Robin Gibb, the co-founder of disco legends the Bee Gees with his twin brother Maurice and his older brother Barry, has died after a battle with cancer, according to CNN. He was 62.
Gibb's family released an official statement, stating, "The family of Robin Gibb, of the Bee Gees, announces with great sadness that Robin passed away today following his long battle with cancer and intestinal surgery. The family have asked that their privacy is respected at this very difficult time.”
The Bee Gees (named because they were The Brothers Gibb) were one of the most successful pop groups of all time, selling more than 200 million albums. Their popularity spiked with the release of the 1977 film Saturday Night Fever, a disco touchstone, and they were inducted into the Rock and Roll Hall of Fame in 1997.
According to the Rock and Roll Hall of Fame's website, the band, in the late 1970s, "dominated dance floors and airwaves. With their matching white suits, soaring high harmonies and polished, radio-friendly records, they remain one of the essential touchstones to that ultra-commercial era." They are the only pop group in history to write, produce and record six consecutive chart topping singles.

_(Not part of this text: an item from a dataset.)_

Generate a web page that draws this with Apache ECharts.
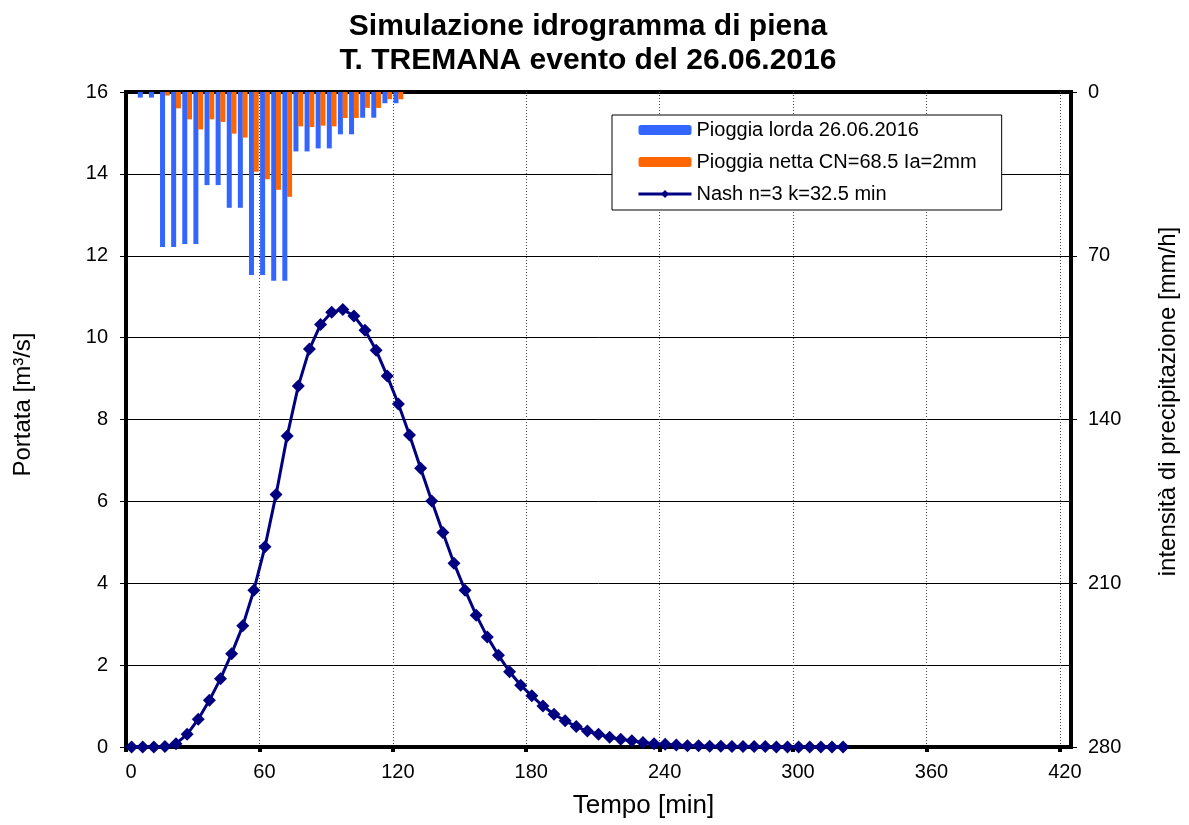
<!DOCTYPE html>
<html>
<head>
<meta charset="utf-8">
<script src="https://cdn.jsdelivr.net/npm/echarts@6/dist/echarts.min.js"></script>
<style>
html,body{margin:0;padding:0;background:#fff;}
#chart{width:1189px;height:825px;}
</style>
</head>
<body>
<div id="chart"></div>
<script>
// ---- data ----
var titleText = 'Simulazione idrogramma di piena\nT. TREMANA evento del 26.06.2016';
var xTitle = 'Tempo [min]';
var yLeftTitle = 'Portata [m³/s]';
var yRightTitle = 'intensità di precipitazione [mm/h]';
var seriesNames = ['Pioggia lorda 26.06.2016', 'Pioggia netta CN=68.5 Ia=2mm', 'Nash n=3 k=32.5 min'];

// rain intervals (centre of each 5-minute step, min)
var rainTimes = [7.5, 12.5, 17.5, 22.5, 27.5, 32.5, 37.5, 42.5, 47.5, 52.5, 57.5, 62.5,
                 67.5, 72.5, 77.5, 82.5, 87.5, 92.5, 97.5, 102.5, 107.5, 112.5, 117.5, 122.5];
// gross rainfall intensity [mm/h]
var rainGross = [2.4, 2.4, 66.3, 66.3, 65.0, 65.0, 39.8, 39.8, 49.5, 49.5, 78.2, 78.2,
                 80.7, 80.7, 25.4, 25.4, 24.1, 24.1, 18.1, 18.1, 11.0, 11.0, 4.8, 4.8];
// net rainfall intensity [mm/h]
var rainNet = [0, 0, 1.5, 7.0, 11.7, 16.0, 11.7, 12.8, 17.8, 19.5, 34.1, 37.3,
               41.8, 44.8, 14.7, 15.0, 14.4, 14.7, 11.1, 11.1, 6.8, 6.8, 3.1, 3.1];

// Nash hydrograph
var nashTimes = [2.5, 7.5, 12.5, 17.5, 22.5, 27.5, 32.5, 37.5, 42.5, 47.5, 52.5, 57.5,
                 62.5, 67.5, 72.5, 77.5, 82.5, 87.5, 92.5, 97.5, 102.5, 107.5, 112.5, 117.5,
                 122.5, 127.5, 132.5, 137.5, 142.5, 147.5, 152.5, 157.5, 162.5, 167.5, 172.5, 177.5,
                 182.5, 187.5, 192.5, 197.5, 202.5, 207.5, 212.5, 217.5, 222.5, 227.5, 232.5, 237.5,
                 242.5, 247.5, 252.5, 257.5, 262.5, 267.5, 272.5, 277.5, 282.5, 287.5, 292.5, 297.5,
                 302.5, 307.5, 312.5, 317.5, 322.5];
var nashFlow = [0, 0, 0, 0.01, 0.08, 0.31, 0.68, 1.14, 1.67, 2.28, 2.96, 3.83,
                4.89, 6.17, 7.60, 8.82, 9.72, 10.32, 10.62, 10.69, 10.53, 10.18, 9.69, 9.06,
                8.38, 7.62, 6.81, 6.01, 5.24, 4.49, 3.83, 3.22, 2.69, 2.24, 1.84, 1.51,
                1.25, 1.00, 0.80, 0.64, 0.50, 0.39, 0.31, 0.24, 0.19, 0.15, 0.11, 0.08,
                0.07, 0.05, 0.03, 0.03, 0.02, 0.02, 0.01, 0.01, 0.01, 0.01, 0, 0,
                0, 0, 0, 0, 0];

var xTicks = {min: 0, max: 425, interval: 60};
var yLeftTicks = {min: 0, max: 16, interval: 2};
var yRightTicks = {min: 0, max: 280, interval: 70};

// ---- chart ----
function pairs(xs, ys) { return xs.map(function (x, i) { return [x, ys[i]]; }); }

var FONT = '"Liberation Sans", Arial, sans-serif';
var chart = echarts.init(document.getElementById('chart'));
chart.setOption({
  backgroundColor: '#fff',
  animation: false,
  textStyle: {fontFamily: FONT},
  title: {
    text: titleText,
    left: 583,
    textAlign: 'center',
    top: 5,
    padding: 5,
    textStyle: {fontFamily: FONT, fontSize: 30, fontWeight: 'bold', color: '#000', lineHeight: 34}
  },
  grid: {
    left: 126, top: 92, width: 945, height: 655,
    show: true, borderColor: '#000', borderWidth: 4, backgroundColor: 'transparent'
  },
  legend: {
    orient: 'vertical',
    left: 612, top: 115,
    padding: [5, 25, 6, 25],
    itemGap: 12,
    itemWidth: 53, itemHeight: 10,
    backgroundColor: '#fff',
    borderColor: '#000', borderWidth: 1,
    textStyle: {fontFamily: FONT, fontSize: 20, color: '#000', lineHeight: 20},
    data: [
      {name: seriesNames[0]},
      {name: seriesNames[1]},
      {name: seriesNames[2], lineStyle: {width: 3}}
    ]
  },
  xAxis: [{
    type: 'value',
    min: xTicks.min, max: xTicks.max, interval: xTicks.interval,
    name: xTitle, nameLocation: 'middle', nameGap: 46,
    nameTextStyle: {fontFamily: FONT, fontSize: 26, color: '#000', padding: [0, 0, 0, 90]},
    axisLine: {show: true, onZero: false, lineStyle: {color: '#000', width: 4}},
    axisTick: {show: true, length: 5, lineStyle: {color: '#000', width: 4}},
    axisLabel: {fontFamily: FONT, fontSize: 20, color: '#000', margin: 15, showMaxLabel: false, padding: [0, 0, 0, 10]},
    splitLine: {show: true, lineStyle: {color: '#444', width: 1, type: [1, 2]}}
  }],
  yAxis: [{
    type: 'value', position: 'left',
    min: yLeftTicks.min, max: yLeftTicks.max, interval: yLeftTicks.interval,
    name: yLeftTitle, nameLocation: 'middle', nameGap: 91, nameRotate: 90,
    nameTextStyle: {fontFamily: FONT, fontSize: 24, color: '#000', padding: [0, 0, 0, 30]},
    axisLine: {show: true, onZero: false, lineStyle: {color: '#000', width: 4}},
    axisTick: {show: true, length: 6, lineStyle: {color: '#000', width: 1}},
    axisLabel: {fontFamily: FONT, fontSize: 20, color: '#000', margin: 18},
    splitLine: {show: true, lineStyle: {color: '#000', width: 1}}
  }, {
    type: 'value', position: 'right', inverse: true,
    min: yRightTicks.min, max: yRightTicks.max, interval: yRightTicks.interval,
    name: yRightTitle, nameLocation: 'middle', nameGap: 85, nameRotate: 90,
    nameTextStyle: {fontFamily: FONT, fontSize: 24, color: '#000', padding: [0, 0, 0, 36]},
    axisLine: {show: true, onZero: false, lineStyle: {color: '#000', width: 4}},
    axisTick: {show: true, length: 6, lineStyle: {color: '#000', width: 1}},
    axisLabel: {fontFamily: FONT, fontSize: 20, color: '#000', margin: 17},
    splitLine: {show: false}
  }],
  series: [{
    name: seriesNames[0], type: 'bar',
    xAxisIndex: 0, yAxisIndex: 1,
    barWidth: 5, barGap: '-5%',
    itemStyle: {color: '#3366FF'},
    data: pairs(rainTimes, rainGross)
  }, {
    name: seriesNames[1], type: 'bar',
    xAxisIndex: 0, yAxisIndex: 1,
    barWidth: 5, barGap: '-5%',
    itemStyle: {color: '#FF6600'},
    data: pairs(rainTimes, rainNet)
  }, {
    name: seriesNames[2], type: 'line',
    xAxisIndex: 0, yAxisIndex: 0,
    symbol: 'diamond', symbolSize: 13,
    lineStyle: {color: '#000080', width: 3},
    itemStyle: {color: '#000080'},
    data: pairs(nashTimes, nashFlow),
    z: 5
  }]
});
</script>
</body>
</html>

Robin Gibb has struggled with his health for the last few years. He was hospitalized in 2010 for intestinal complications—the same condition that claimed brother Maurice's life in 2003—and in 2011 he revealed his battle with liver cancer. In March 2012, he announced his cancer was in remission, but later that month, he was once again hospitalized for intestinal surgery. On April 14, his family made the sad announcement that he had slipped into a coma after contracting pneumonia, yet the singer awoke from his coma one week later.
The Bee Gees' musical influence is uniquely vast. While Barry's falsetto dominated the Bee Gees' Saturday Night Fever disco tunes, Robin's heartfelt, vulnerable voice was the centerpiece of their 1960s pop hits. On songs like "Holiday," "I Started A Joke" and "To Love Somebody," the trio of brothers created some of the most understated, sophisticated pop arrangements of the era.
Gibb died in England at 10:47 am (5:47 am ET). He is survived by his wife, Dwina; his daughter, Melissa, and sons Spencer and Robin-John.